◆ WHAT IS EXPECTED
Collect from the data below each line with "React".

-- Begin DATA SHOWN --

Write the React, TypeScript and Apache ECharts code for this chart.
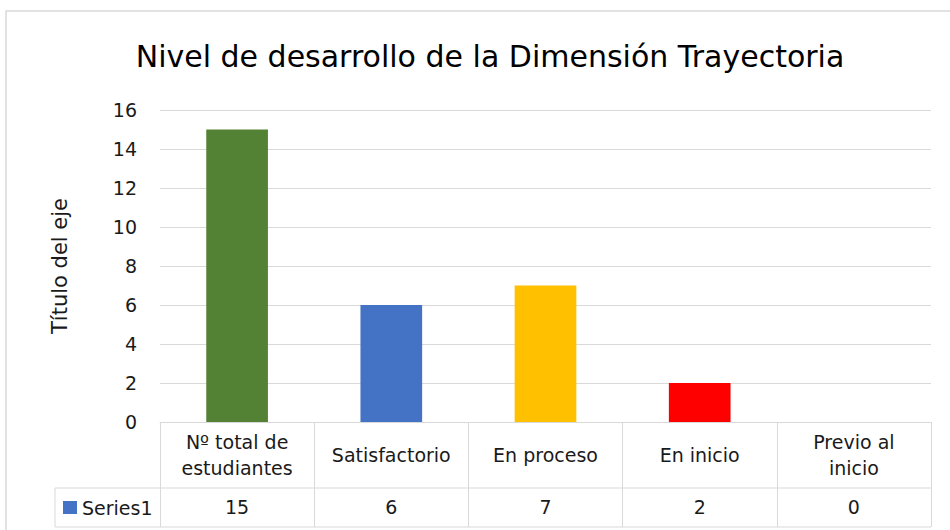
import React, { useEffect, useRef } from "react";
import * as echarts from "echarts";

const categories = ["Nº total de\nestudiantes", "Satisfactorio", "En proceso", "En inicio", "Previo al\ninicio"];
const values = [15, 6, 7, 2, 0];
const barColors = ["#548235", "#4472C4", "#FFC000", "#FF0000", "#A5A5A5"];
const seriesName = "Series1";
const yTicks = { min: 0, max: 16, interval: 2 };

const FONT = "'DejaVu Sans', sans-serif";
const TEXT = "#1a1a1a";
const LINE = "#D9D9D9";

const GRID = { left: 160, right: 19, top: 110, bottom: 108 };
const TABLE_BOTTOM = 527;
const ROW_LINE = 488;
const LEGEND_LEFT = 55;

export default function App() {
  const ref = useRef<HTMLDivElement>(null);
  useEffect(() => {
    if (!ref.current) return;
    const chart = echarts.init(ref.current, undefined, { renderer: "svg" });
    const plotRight = 950 - GRID.right;
    const axisY = 530 - GRID.bottom;
    chart.setOption({
      animation: false,
      backgroundColor: "#fff",
      textStyle: { fontFamily: FONT },
      title: {
        text: "Nivel de desarrollo de la Dimensión Trayectoria",
        left: 485,
        top: 36,
        textAlign: "center",
        textStyle: { fontFamily: FONT, fontSize: 30, fontWeight: "normal", color: "#000" },
      },
      grid: { left: GRID.left, right: GRID.right, top: GRID.top, bottom: GRID.bottom, containLabel: false },
      xAxis: [
        {
          type: "category",
          data: categories,
          position: "bottom",
          axisLine: { show: true, lineStyle: { color: LINE, width: 1 } },
          axisTick: { show: true, interval: 0, length: TABLE_BOTTOM - axisY, lineStyle: { color: LINE } },
          axisLabel: {
            interval: 0,
            margin: 33,
            verticalAlign: "middle",
            fontFamily: FONT,
            fontSize: 19,
            lineHeight: 26,
            color: TEXT,
          },
        },
        {
          type: "category",
          data: values.map((v) => String(v)),
          position: "bottom",
          axisLine: { show: false },
          axisTick: { show: false },
          axisLabel: {
            interval: 0,
            margin: 85,
            verticalAlign: "middle",
            fontFamily: FONT,
            fontSize: 19,
            color: TEXT,
          },
        },
      ],
      yAxis: {
        type: "value",
        min: yTicks.min,
        max: yTicks.max,
        interval: yTicks.interval,
        name: "Título del eje",
        nameLocation: "middle",
        nameGap: 90,
        nameTextStyle: { fontFamily: FONT, fontSize: 21, color: TEXT },
        axisLine: { show: false },
        axisTick: { show: false },
        splitLine: { lineStyle: { color: LINE, width: 1 } },
        axisLabel: { margin: 23, fontFamily: FONT, fontSize: 19, color: TEXT },
      },
      series: [
        {
          name: seriesName,
          type: "bar",
          xAxisIndex: 0,
          barWidth: "40%",
          data: values.map((v, i) => ({ value: v, itemStyle: { color: barColors[i] } })),
        },
      ],
      graphic: [
        {
          type: "rect",
          shape: { x: 6, y: 11, width: 1000, height: 600 },
          style: { fill: "none", stroke: LINE, lineWidth: 1.5 },
          silent: true,
          z: -1,
        },
        {
          type: "line",
          shape: { x1: LEGEND_LEFT, y1: ROW_LINE, x2: plotRight, y2: ROW_LINE },
          style: { stroke: LINE, lineWidth: 1 },
        },
        {
          type: "line",
          shape: { x1: LEGEND_LEFT, y1: TABLE_BOTTOM, x2: plotRight, y2: TABLE_BOTTOM },
          style: { stroke: LINE, lineWidth: 1 },
        },
        {
          type: "line",
          shape: { x1: LEGEND_LEFT, y1: ROW_LINE, x2: LEGEND_LEFT, y2: TABLE_BOTTOM },
          style: { stroke: LINE, lineWidth: 1 },
        },
        {
          type: "rect",
          shape: { x: 63, y: 501, width: 14, height: 13 },
          style: { fill: barColors[1] },
        },
        {
          type: "text",
          x: 82,
          y: 507.5,
          style: {
            text: seriesName,
            fontFamily: FONT,
            fontSize: 19,
            fill: TEXT,
            verticalAlign: "middle",
            align: "left",
          },
        },
      ],
    });
    return () => chart.dispose();
  }, []);
  return <div ref={ref} style={{ position: "fixed", left: 0, top: 0, width: 950, height: 530 }} />;
}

-- End DATA SHOWN --

◆ REPLY
Write the React, TypeScript and Apache ECharts code for this chart.
import React, { useEffect, useRef } from "react";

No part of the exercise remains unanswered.